Russell Standish writes:

> I had a thought about an alternative way of expressing the UDA
> (universal dovetailer argument).
> Computationalism is the statement that "I am a computation". To use
> the RITSIAR acronym, computations are real in the sense I am real. But
> the Church-Turing thesis gives a particular model of a computation, it
> is effectively defining a computation as something that there is a
> Turing machine emulating. 
> The universal dovetailer is a computation. Contained within its
> execution trace, are the execution traces of all other programs,
> including itself. If we are a program, we can be found inside a
> universal dovetailer, which can be found within another UD (infinitely
> many, in fact).
> To say that there must be a physical computer on which the dovetailer
> should run, is rather similar to saying there must be an ultimate
> turtle upon which the world rests. The little old lady was right in
> saying "its turtles all the way down". Of course it is also analogous
> to saying there must be a prime mover to start the causal chain. If
> God created the world, then it immediately poses the question "Who
> created God".
> Since it makes no difference in any observable respect whether we are
> living in a computer simulation running on a bare substrate, as one
> that is incidently computated as part of a universal dovetailer, or an
> infinite chain of dovetailers, we really can make use of Laplace's
> ripost to Napoleon "Sire, I have no need of that hypothesis" with
> respect to a concrete computer running our world.

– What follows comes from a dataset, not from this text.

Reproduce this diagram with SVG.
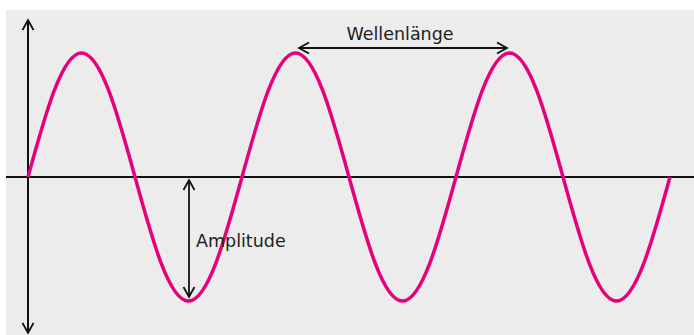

> To rescue the primitive matter world, we need to deny the existence of
> the universal dovetailer. But this denies the Church Turing thesis -
> we have to say some computations exist (eg ourselves), but others
> don't. To make computationalism compatible with primitive materialism
> requires us to abandon the Church-Turing thesis and redefine what we
> mean by computation.

But if a physical universe is needed to run the UD, without a physical universe 
there is no UD. It's a circular argument unless you have some other argument 
showing a computation can run without physical hardware.